Events
The Taub Faculty of Computer Science Events and Talks
Matan Liram (M.Sc. Thesis Seminar)
Thursday, 30.03.2017, 11:00
Advisor: Prof. E. Yaakobi, G. Yadgar, Prof. A. Schuster
Erasure codes protect data in large scale data centers against multiple concurrent
failures. However, in the frequent case of a single node failure, the amount of
data that must be read for recovery can be an order of magnitude larger than the
amount of data lost. Some existing codes successfully reduce these recovery costs
but increase the storage overhead considerably.
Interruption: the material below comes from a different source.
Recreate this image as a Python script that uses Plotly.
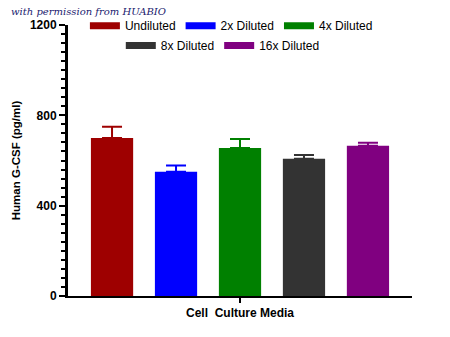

Others, which are theoretically
optimal, minimize the amount of data required for recovery, but incur irregular
I/O patterns that may actually increase overall recovery time and cost. Thus,
while the theoretical results in this context continue to improve, many of them
are inapplicable to realistic system settings, and their benefit remains
theoretical as well.
This gap between theory and practice has been observed in previous studies that
applied theoretically optimal techniques to real systems. In this paper, we
present a novel system-level approach to bridging this gap in the context of
reducing recovery costs. We optimize the sequentiality of the data read, at the
cost of a minor increase in its amount. We use Zigzag, a family of erasure codes
with minimal overhead and optimal recovery, and trade its theoretical optimality
for real performance gains. Our implementation of Zigzag and its optimizations
in Ceph reduces recovery costs with two, three and four parity nodes, for large
and small objects alike. We were able to cut down recovery time by up to 20%
compared to that of Reed-Solomon, and to reduce the amount of data read and
transferred by 18% to 37%.